中央区議会 - 福祉保健委員会(2023/6/6)より

 このうちで特に影響がありそうなのは距離的に近い築地(築地児童館と京橋築地小学校)、月島(月島児童館と月島第一小学校)ではないかと。豊海小の近接としては勝どき児童館、晴海西小には晴海児童館がありますが、やや距離があるように思います。

 その他の児童館においてはそもそも新設がないので、もちろん影響は受けません。ただ、将来的には続々と小学校学童が展開される見込みであることから同様の問題は生じてくることから対策は急務です。

対策は何かある?

 影響を受けそうなエリアで申し込もうとする場合に具体的にどのように選べば良いんじゃい、という点について。

 どういう場合に有利になるのか、不利になるのかという点でいうと、単純化して言うと「人気のない方を選ぶと入れる可能性が上がる」ということです。反対に言うと、「人気のある方を選ぶと入れる可能性が下がる」ということでもあります。

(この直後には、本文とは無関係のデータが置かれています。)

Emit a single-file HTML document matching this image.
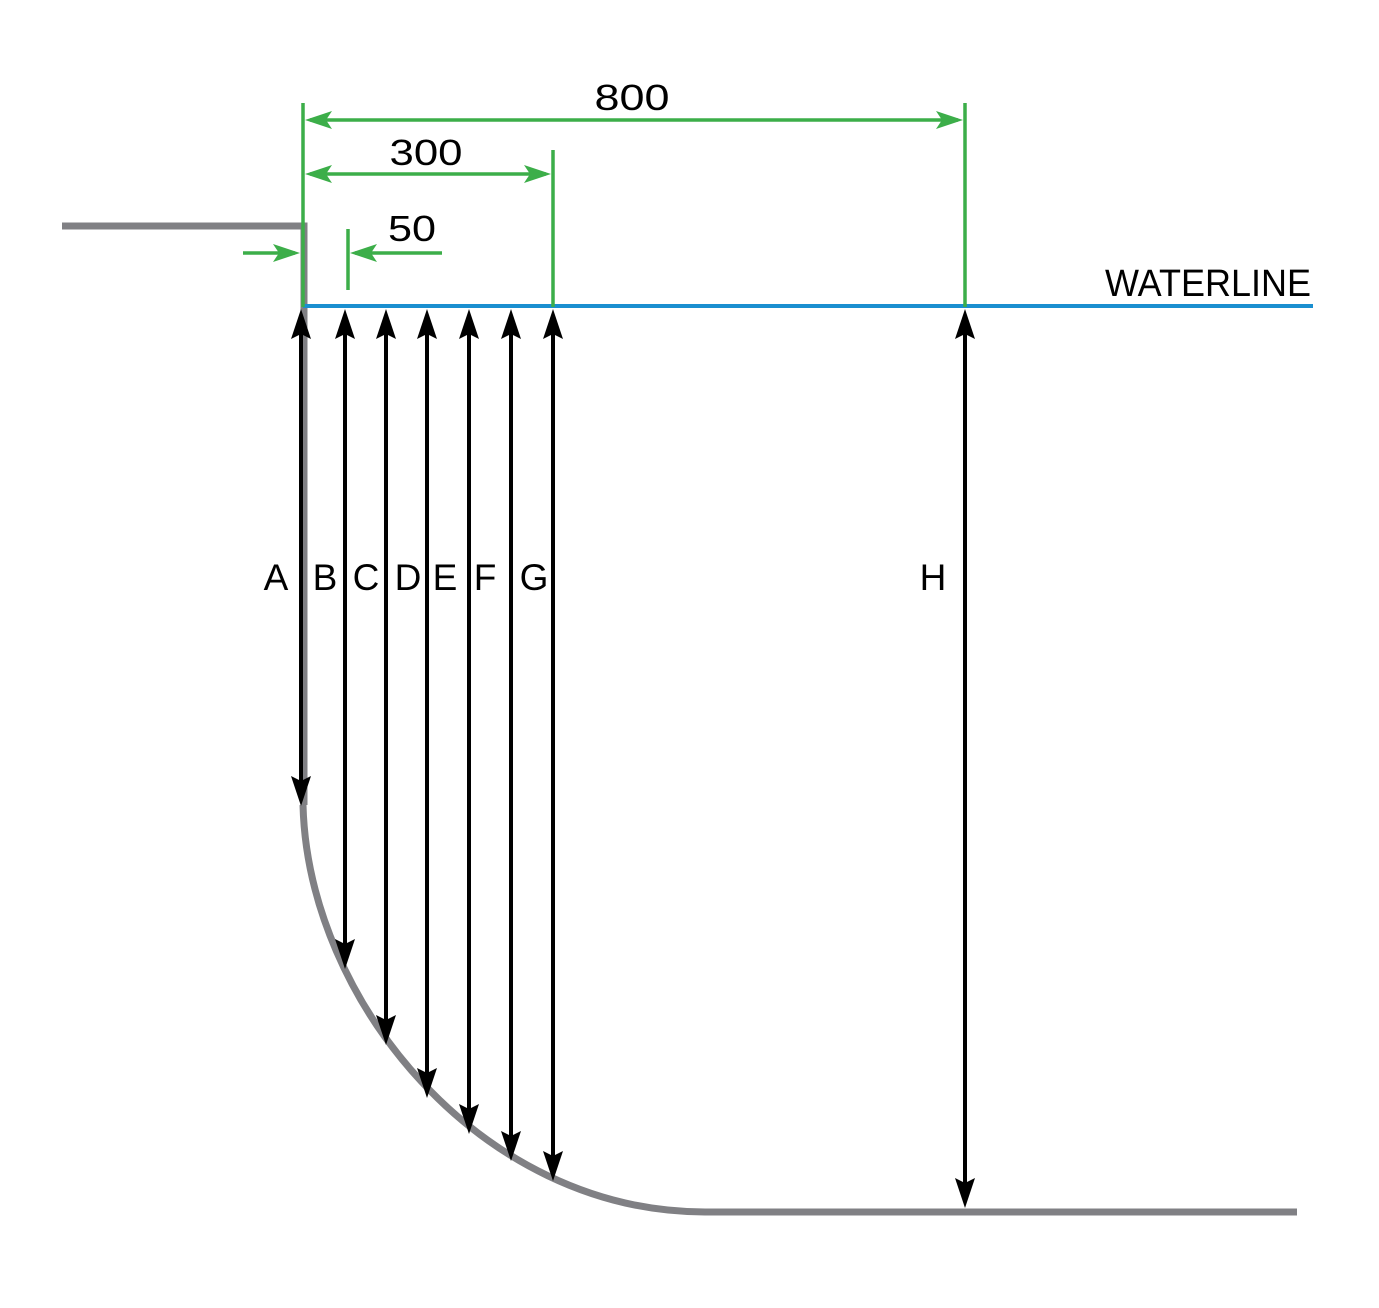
<!DOCTYPE html>
<html><head><meta charset="utf-8"><style>html,body{margin:0;padding:0;background:#fff}svg{display:block}</style></head>
<body>
<svg width="1379" height="1308" viewBox="0 0 1379 1308" xmlns="http://www.w3.org/2000/svg">
<g fill="none" stroke="#808084" stroke-width="7">
<polyline points="62,226 304,226 304,805"/>
<path d="M303,805 C308,1000 480,1212 705,1212 L1297,1212"/>
</g>
<line x1="303" y1="306" x2="1313" y2="306" stroke="#1a8fd0" stroke-width="4"/>
<g stroke="#3cae49" stroke-width="3.5" fill="none">
<line x1="303" y1="103" x2="303" y2="307"/>
<line x1="553" y1="150" x2="553" y2="307"/>
<line x1="965" y1="103" x2="965" y2="307"/>
<line x1="348" y1="229" x2="348" y2="290"/>
<line x1="310" y1="120" x2="958" y2="120"/>
<line x1="310" y1="174" x2="546" y2="174"/>
<line x1="243" y1="253" x2="295" y2="253"/>
<line x1="442" y1="253" x2="355" y2="253"/>
</g>
<g fill="#3cae49">
<path d="M305,120 l27,-9 l-6,9 l6,9 z"/>
<path d="M963,120 l-27,-9 l6,9 l-6,9 z"/>
<path d="M305,174 l27,-9 l-6,9 l6,9 z"/>
<path d="M551,174 l-27,-9 l6,9 l-6,9 z"/>
<path d="M300,253 l-27,-9 l6,9 l-6,9 z"/>
<path d="M350,253 l27,-9 l-6,9 l6,9 z"/>
</g>
<g stroke="#000" stroke-width="4">
<line x1="301" y1="320" x2="301" y2="795"/>
<line x1="345" y1="320" x2="345" y2="958"/>
<line x1="386" y1="320" x2="386" y2="1034"/>
<line x1="427" y1="320" x2="427" y2="1087"/>
<line x1="469" y1="320" x2="469" y2="1123"/>
<line x1="511" y1="320" x2="511" y2="1150"/>
<line x1="553" y1="320" x2="553" y2="1170"/>
<line x1="965" y1="320" x2="965" y2="1197"/>
</g>
<g fill="#000">
<path d="M301,309 l-10,30 l10,-5 l10,5 z"/><path d="M301,806 l-10,-30 l10,5 l10,-5 z"/>
<path d="M345,309 l-10,30 l10,-5 l10,5 z"/><path d="M345,969 l-10,-30 l10,5 l10,-5 z"/>
<path d="M386,309 l-10,30 l10,-5 l10,5 z"/><path d="M386,1045 l-10,-30 l10,5 l10,-5 z"/>
<path d="M427,309 l-10,30 l10,-5 l10,5 z"/><path d="M427,1098 l-10,-30 l10,5 l10,-5 z"/>
<path d="M469,309 l-10,30 l10,-5 l10,5 z"/><path d="M469,1134 l-10,-30 l10,5 l10,-5 z"/>
<path d="M511,309 l-10,30 l10,-5 l10,5 z"/><path d="M511,1161 l-10,-30 l10,5 l10,-5 z"/>
<path d="M553,309 l-10,30 l10,-5 l10,5 z"/><path d="M553,1181 l-10,-30 l10,5 l10,-5 z"/>
<path d="M965,309 l-10,30 l10,-5 l10,5 z"/><path d="M965,1208 l-10,-30 l10,5 l10,-5 z"/>
</g>
<g font-family="'Liberation Sans', 'DejaVu Sans', sans-serif" fill="#000" font-size="36">
<text x="632" y="110" text-anchor="middle" textLength="75" lengthAdjust="spacingAndGlyphs">800</text>
<text x="426" y="165" text-anchor="middle" textLength="73" lengthAdjust="spacingAndGlyphs">300</text>
<text x="412" y="241" text-anchor="middle" textLength="48" lengthAdjust="spacingAndGlyphs">50</text>
<text x="1105" y="296" font-size="38" textLength="206" lengthAdjust="spacingAndGlyphs">WATERLINE</text>
<g font-size="37" text-anchor="middle">
<text x="276" y="590">A</text>
<text x="325" y="590">B</text>
<text x="366" y="590">C</text>
<text x="408" y="590">D</text>
<text x="445" y="590">E</text>
<text x="485" y="590">F</text>
<text x="534" y="590">G</text>
<text x="933" y="590">H</text>
</g>
</g>
</svg>
</body></html>
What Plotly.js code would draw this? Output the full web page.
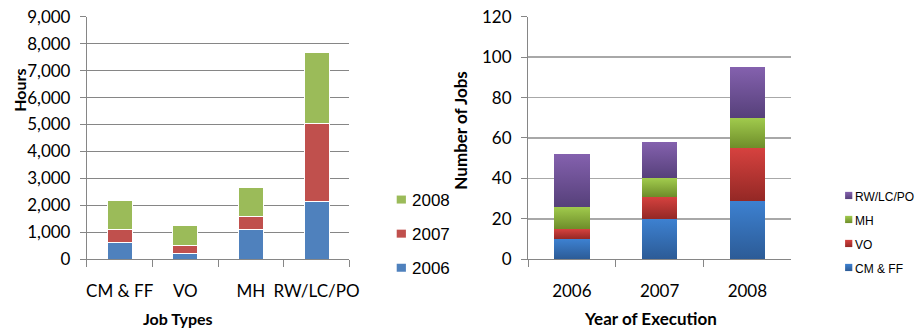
<!DOCTYPE html>
<html>
<head>
<meta charset="utf-8">
<script src="https://cdn.plot.ly/plotly-3.0.1.min.js"></script>
<style>
  html, body { margin: 0; padding: 0; background: #fff; }
  #chart { width: 920px; height: 329px; }
</style>
</head>
<body>
<div id="chart"></div>
<script>
// Hours spent per job type, stacked by year
const jobTypes = ['CM & FF', 'VO', 'MH', 'RW/LC/PO'];
const hours2006 = [620, 200, 1110, 2140];
const hours2007 = [490, 300, 470, 2880];
const hours2008 = [1060, 770, 1080, 2660];

// Number of jobs executed per year, stacked by job type
const years = ['2006', '2007', '2008'];
const jobsCMFF = [10, 20, 29];
const jobsVO = [5, 11, 26];
const jobsMH = [11, 9, 15];
const jobsRW = [26, 18, 25];

const FONT = 'Lato, "Liberation Sans", sans-serif';
const LEGEND_FONT = '"Liberation Sans", Arial, sans-serif';
const GRID = '#868686';

const yearColors = { '2006': '#4F81BD', '2007': '#C0504D', '2008': '#9BBB59' };
const typeColors = { 'CM & FF': '#3570B5', 'VO': '#BB3533', 'MH': '#88AE3C', 'RW/LC/PO': '#6E5095' };
// top/bottom colours of the shaded bars on the right
const typeGradients = {
  'CM & FF': ['#3D81D1', '#2C5B96'],
  'VO': ['#D6423F', '#942825'],
  'MH': ['#A1CB4D', '#6E8D2A'],
  'RW/LC/PO': ['#8461AE', '#56407A']
};

function hoursTrace(name, values, rank) {
  return {
    type: 'bar', name: name, x: jobTypes, y: values,
    xaxis: 'x', yaxis: 'y', width: 0.38, legend: 'legend', legendgroup: 'h' + name, legendrank: rank,
    marker: { color: yearColors[name], line: { color: '#ffffff', width: 1 } }
  };
}
function jobsTrace(name, values, rank) {
  return {
    type: 'bar', name: name, x: years, y: values,
    xaxis: 'x2', yaxis: 'y2', width: 0.405, legend: 'legend2', legendgroup: 'j' + name, legendrank: rank,
    marker: { color: typeColors[name], line: { width: 0 } }
  };
}

const data = [
  hoursTrace('2006', hours2006, 3),
  hoursTrace('2007', hours2007, 2),
  hoursTrace('2008', hours2008, 1),
  jobsTrace('CM & FF', jobsCMFF, 4),
  jobsTrace('VO', jobsVO, 3),
  jobsTrace('MH', jobsMH, 2),
  jobsTrace('RW/LC/PO', jobsRW, 1)
];

const xCommon = {
  type: 'category', tickson: 'boundaries', ticks: 'outside', ticklen: 7,
  tickcolor: GRID, showline: true, linecolor: GRID, linewidth: 1, tickangle: 0,
  showgrid: false, zeroline: false, ticklabelstandoff: 16,
  tickfont: { family: FONT, size: 17, color: '#000' }
};
const yCommon = {
  ticks: 'outside', ticklen: 6, tickcolor: GRID, showline: true, linecolor: GRID,
  linewidth: 1, showgrid: true, gridcolor: GRID, gridwidth: 1, zeroline: false,
  ticklabelstandoff: 6, tickfont: { family: FONT, size: 17, color: '#000' }
};
const yDomain = [0.2119, 0.9493];

function title(text, x, y, size, angle) {
  return {
    text: '<b>' + text + '</b>', xref: 'paper', yref: 'paper', x: x, y: y,
    xanchor: 'center', yanchor: 'middle', textangle: angle || 0,
    showarrow: false, font: { family: FONT, size: size, color: '#000' }
  };
}

const layout = {
  width: 920, height: 329,
  margin: { l: 0, r: 0, t: 0, b: 0 },
  paper_bgcolor: '#ffffff', plot_bgcolor: '#ffffff',
  barmode: 'stack', showlegend: true,
  font: { family: FONT, color: '#000' },
  xaxis: Object.assign({}, xCommon, { domain: [0.0957, 0.3848], anchor: 'y' }),
  yaxis: Object.assign({}, yCommon, { domain: yDomain, anchor: 'x', range: [0, 9000], dtick: 1000, tickformat: ',d' }),
  xaxis2: Object.assign({}, xCommon, { domain: [0.5815, 0.8714], anchor: 'y2' }),
  yaxis2: Object.assign({}, yCommon, { domain: yDomain, anchor: 'x2', range: [0, 120], dtick: 20,
    gridcolor: '#a8a8a8', gridwidth: 1.5 }),
  legend: {
    x: 0.4097, xanchor: 'left', y: 0.4468, yanchor: 'top',
    traceorder: 'grouped', tracegroupgap: 9,
    font: { family: LEGEND_FONT, size: 17, color: '#000' }, bgcolor: 'rgba(0,0,0,0)'
  },
  legend2: {
    x: 0.898, xanchor: 'left', y: 0.4469, yanchor: 'top',
    traceorder: 'grouped', tracegroupgap: 5,
    font: { family: LEGEND_FONT, size: 12, color: '#000' }, bgcolor: 'rgba(0,0,0,0)'
  },
  annotations: [
    title('Job Types', 0.1957, 0.0334, 16),
    title('Hours', 0.0207, 0.7264, 16, -90),
    title('Year of Execution', 0.7163, 0.0334, 17),
    title('Number of Jobs', 0.5062, 0.6018, 17, -90)
  ]
};

// Vertical shading for the job-count bars, one gradient per job type,
// and small legend swatches set close to their labels
function finishChart(gd) {
  const svg = gd.querySelector('.main-svg');
  const NS = 'http://www.w3.org/2000/svg';
  let defs = svg.querySelector('defs');
  if (!defs) { defs = document.createElementNS(NS, 'defs'); svg.insertBefore(defs, svg.firstChild); }
  const ids = {};
  Object.keys(typeGradients).forEach((name, i) => {
    const id = 'jobshade' + i;
    ids[name] = id;
    const lg = document.createElementNS(NS, 'linearGradient');
    lg.setAttribute('id', id);
    lg.setAttribute('x1', '0'); lg.setAttribute('y1', '0');
    lg.setAttribute('x2', '0'); lg.setAttribute('y2', '1');
    [[0, typeGradients[name][0]], [1, typeGradients[name][1]]].forEach(([off, col]) => {
      const s = document.createElementNS(NS, 'stop');
      s.setAttribute('offset', off);
      s.setAttribute('stop-color', col);
      lg.appendChild(s);
    });
    defs.appendChild(lg);
  });
  const traceOf = (g) => {
    const d = g.__data__;
    return d && d[0] && d[0].trace;
  };
  const shade = (tr) => (tr && tr.xaxis === 'x2' && ids[tr.name]) ? 'url(#' + ids[tr.name] + ')' : null;

  gd.querySelectorAll('.barlayer .trace').forEach(g => {
    const f = shade(traceOf(g));
    if (f) g.querySelectorAll('path').forEach(p => { p.style.fill = f; });
  });
  gd.querySelectorAll('g.legend .traces, g.legend2 .traces').forEach(g => {
    const tr = traceOf(g);
    if (!tr) return;
    const f = shade(tr);
    const right = tr.legend === 'legend2';
    g.querySelectorAll('.legendpoints path').forEach(p => {
      if (f) p.style.fill = f;
      p.setAttribute('d', right ? 'M3.6,3.6H-3.6V-3.6H3.6Z' : 'M4.6,4H-4.6V-4H4.6Z');
      p.setAttribute('transform', right ? 'translate(33.7,-1)' : 'translate(29.3,0)');
      p.style.strokeWidth = '0px';
    });
  });
}

const gd = document.getElementById('chart');
Plotly.newPlot(gd, data, layout, { staticPlot: true, displayModeBar: false })
  .then(() => finishChart(gd));
</script>
</body>
</html>
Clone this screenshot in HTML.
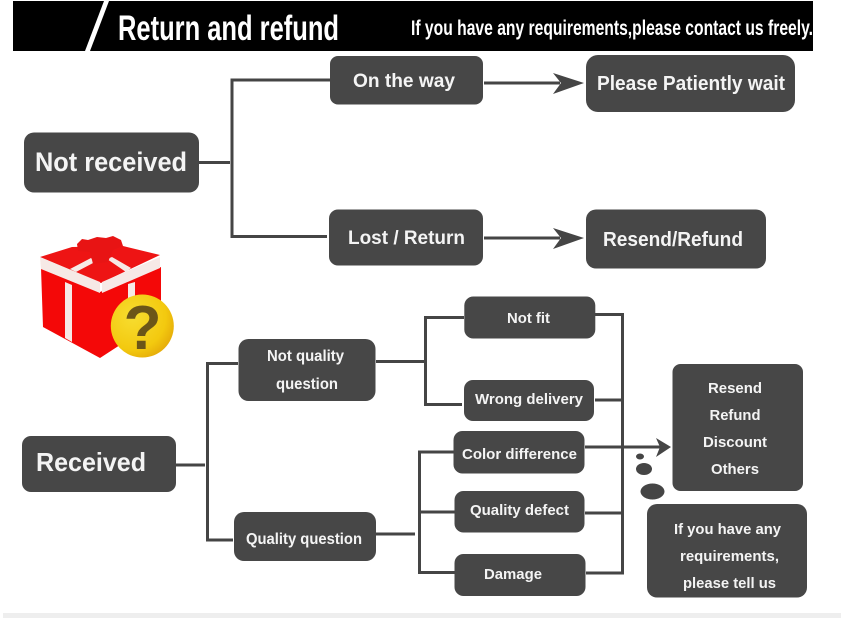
<!DOCTYPE html>
<html lang="en">
<head>
<meta charset="utf-8">
<title>Return and refund</title>
<style>
html,body{margin:0;padding:0;background:#fff;width:841px;height:618px;overflow:hidden}
svg{display:block}
text{font-family:"Liberation Sans",Arial,sans-serif;font-weight:bold;fill:#f4f4f4}
.b{fill:#474747}
.l{stroke:#454545;stroke-width:3;fill:none}
</style>
</head>
<body>
<svg width="841" height="618" viewBox="0 0 841 618" xmlns="http://www.w3.org/2000/svg">
<defs>
<radialGradient id="g" cx="35%" cy="35%" r="75%"><stop offset="0" stop-color="#f7dd30"/><stop offset="0.7" stop-color="#f3c90f"/><stop offset="1" stop-color="#e3a708"/></radialGradient>
</defs>
<rect x="3" y="613" width="838" height="5" fill="#eeeeee"/>
<!-- header -->
<rect x="13" y="1" width="800" height="50" fill="#000"/>
<polygon points="85,51 90,51 109,1 104,1" fill="#fff"/>
<text x="118" y="40" font-size="35" textLength="221" lengthAdjust="spacingAndGlyphs" style="fill:#fff">Return and refund</text>
<text x="411" y="35" font-size="21" textLength="402" lengthAdjust="spacingAndGlyphs" style="fill:#fff">If you have any requirements,please contact us freely.</text>

<!-- connectors top -->
<path class="l" d="M199 162.5H230M330 80H232V236.5H327"/>
<path class="l" d="M484 83H560M484 238H560"/>
<polygon points="553,73 584,83 553,94 561,83" fill="#454545"/>
<polygon points="553,228 584,238 553,249 561,238" fill="#454545"/>

<!-- connectors bottom -->
<path class="l" d="M176 465H205M238 363.5H207.5V540H233"/>
<path class="l" d="M376 361.5H424M464 317.5H425.5V404.5H462"/>
<path class="l" d="M376 534H415M454 452H419.5V572.5H455M419.5 512H455"/>
<path class="l" d="M595 314.5H622.5V573H586M595 400H622.5M585 513H622.5"/>
<path class="l" d="M585 447H662"/>
<polygon points="656,438 671,447 656,457 660,447" fill="#454545"/>

<!-- boxes -->
<rect class="b" x="24" y="132.5" width="175" height="60" rx="10"/>
<text x="35" y="171" font-size="27" textLength="152" lengthAdjust="spacingAndGlyphs">Not received</text>
<rect class="b" x="330" y="56" width="153" height="48.5" rx="8"/>
<text x="353" y="87" font-size="19" textLength="102" lengthAdjust="spacingAndGlyphs">On the way</text>
<rect class="b" x="329" y="209.5" width="154" height="56" rx="9"/>
<text x="348" y="244" font-size="19" textLength="117" lengthAdjust="spacingAndGlyphs">Lost / Return</text>
<rect class="b" x="586" y="55" width="209" height="57" rx="12"/>
<text x="597" y="90" font-size="20" textLength="188" lengthAdjust="spacingAndGlyphs">Please Patiently wait</text>
<rect class="b" x="586" y="209.5" width="180" height="59" rx="10"/>
<text x="603" y="246" font-size="20" textLength="140" lengthAdjust="spacingAndGlyphs">Resend/Refund</text>

<rect class="b" x="238.5" y="339" width="137" height="62" rx="10"/>
<text x="267" y="361" font-size="16" textLength="77" lengthAdjust="spacingAndGlyphs">Not quality</text>
<text x="276" y="389" font-size="16" textLength="62" lengthAdjust="spacingAndGlyphs">question</text>
<rect class="b" x="22" y="436" width="154" height="56" rx="9"/>
<text x="36" y="471" font-size="26" textLength="110" lengthAdjust="spacingAndGlyphs">Received</text>
<rect class="b" x="234" y="512" width="142" height="49" rx="10"/>
<text x="246" y="544" font-size="16" textLength="116" lengthAdjust="spacingAndGlyphs">Quality question</text>

<rect class="b" x="464.3" y="296.5" width="131" height="42" rx="9"/>
<text x="507" y="323" font-size="15" textLength="43" lengthAdjust="spacingAndGlyphs">Not fit</text>
<rect class="b" x="464" y="380" width="130" height="41" rx="9"/>
<text x="475" y="404" font-size="15" textLength="108" lengthAdjust="spacingAndGlyphs">Wrong delivery</text>
<rect class="b" x="453.5" y="431" width="131" height="42.5" rx="9"/>
<text x="462" y="459" font-size="15" textLength="115" lengthAdjust="spacingAndGlyphs">Color difference</text>
<rect class="b" x="454.5" y="491" width="130" height="41.5" rx="9"/>
<text x="470" y="515" font-size="15" textLength="99" lengthAdjust="spacingAndGlyphs">Quality defect</text>
<rect class="b" x="454.5" y="554" width="131" height="42" rx="9"/>
<text x="484" y="579" font-size="15" textLength="58" lengthAdjust="spacingAndGlyphs">Damage</text>

<rect class="b" x="672.5" y="364" width="130.5" height="127" rx="8"/>
<text x="708" y="393" font-size="15" textLength="54" lengthAdjust="spacingAndGlyphs">Resend</text>
<text x="709.5" y="420" font-size="15" textLength="51" lengthAdjust="spacingAndGlyphs">Refund</text>
<text x="703" y="447" font-size="15" textLength="64" lengthAdjust="spacingAndGlyphs">Discount</text>
<text x="711" y="474" font-size="15" textLength="48" lengthAdjust="spacingAndGlyphs">Others</text>

<rect class="b" x="647" y="504" width="160" height="93.5" rx="10"/>
<text x="674" y="534" font-size="15" textLength="107" lengthAdjust="spacingAndGlyphs">If you have any</text>
<text x="680" y="561" font-size="15" textLength="99" lengthAdjust="spacingAndGlyphs">requirements,</text>
<text x="683" y="588" font-size="15" textLength="93" lengthAdjust="spacingAndGlyphs">please tell us</text>

<!-- bubbles -->
<ellipse cx="640" cy="456.5" rx="4" ry="3" fill="#454545"/>
<ellipse cx="644" cy="469" rx="8" ry="6" fill="#454545"/>
<ellipse cx="652.5" cy="491.5" rx="12" ry="8" fill="#454545"/>

<!-- gift -->
<polygon points="40,257 72,247 123,246 160,255 101,283" fill="#ee1414"/>
<polygon points="41,268 100,292 161,267 161,310 120,345 100,358 43,327" fill="#f40808"/>
<polygon points="40,257 100,282 100,293 41,269" fill="#f6e9e6"/>
<polygon points="160,257 102,282 102,293 160,268" fill="#f6e9e6"/>
<polygon points="65,282 72,285 72,342 65,338" fill="#f6e9e6"/>
<polygon points="128,284 135,282 135,298 128,298" fill="#f6e9e6"/>
<polygon points="70,269 91,258 95,262 76,272" fill="#f6e9e6"/>
<polygon points="107,259 112,257 131,268 126,272" fill="#f6e9e6"/>
<path d="M77 244 L82 239 L88 240 L97 237 L106 238 L113 236 L121 240 L123 246 L113 250 L108 262 L93 264 L90 252 L78 251Z" fill="#e81414"/>
<circle cx="142.3" cy="326" r="31.5" fill="url(#g)"/>
<text x="142.5" y="349" font-size="62" text-anchor="middle" style="fill:#6b5518">?</text>
</svg>
</body>
</html>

 その学童クラブに申し込む人たちが少なければポイントの上で低い家庭でも入ることのできる可能性が高まります。他方、人気のある学童で申し込む家庭が多いと高いポイントの方で定員が埋まってしまうことで、他を選んでいれば入れた家庭であっても選考から漏れるという可能性もあります。

 こう言うのは簡単なのですが、事前にどこが人気かどうかなどは見えないので机上の空論に過ぎないのがつらいところ。仮にそれぞれの人気を可視化できたとしても、その人気の有無をもって実際に申し込む先を変更するという動きも想定されます。経済学で言うところの「美人投票」ですね。

今後の制度改正は?

 当面の対応としてはこれまで書いてきたとおり、ちゃんとした対策がないのは大変申し訳ないところです。この点はこれまでの議論でも抜け落ちていたことから現時点まで放置してしまっておりました。

 他方、次年度に向けては絶対に変えなければならないという思いは強く持っております。どのように変更するべきかは明確で、保育園における選考で用いられている一列方式への転換です。

 先日さっそく担当部署の方とも情報交換しまして、現状の選考方法の問題は把握されていて次年度に向けて他の自治体の事例なども調査されているとのことでした。保育園という前例もあることから、十分に改善は期待できるものと考えております。

最後に

 今回は、学童クラブの選考方法における問題点について書いてきました。必要性認定の考え方からすると決して望ましいものではありません。現状の感触からすると次年度に向けて改善されそうであるものの、しっかり対応されるかどうか今後もチェックしていきます。

 一方で、本来的にこれは今回から対応されるべきものでした。前持って騒いでおけば何とかなったかもしれないにもかかわらず、区民の方から指摘されるまで気付かなかったのは反省点。実際の制度としてどう落ちるのかという部分について、現状以上に見極めることを心がけようと思います。


 最後に告知です。12/10(日)に区政報告会をやります。今回の件も含めてほづみがこれまで取り組んできていることについて報告する他、質問要望をいただく場として考えてます。現状だと片手で足りる規模感なのでお気軽にご参加ください。申込はこちらから。

10:00 〜 10:30:個別の何でも相談
10:30 〜 11:30:区政報告会
11:30 〜 11:50:個別の何でも相談(12時撤収)


 余談。公開前に読み返してて、シミュレーションの中で落選する家庭の名前が「田中」と「山本」で副区長と区長の名字になってるのに気付いたのですが意図はありません。何となくABCDとかよりホンモノの名字の方が良いかなというところから名字ランキングの多い方から取っただけです。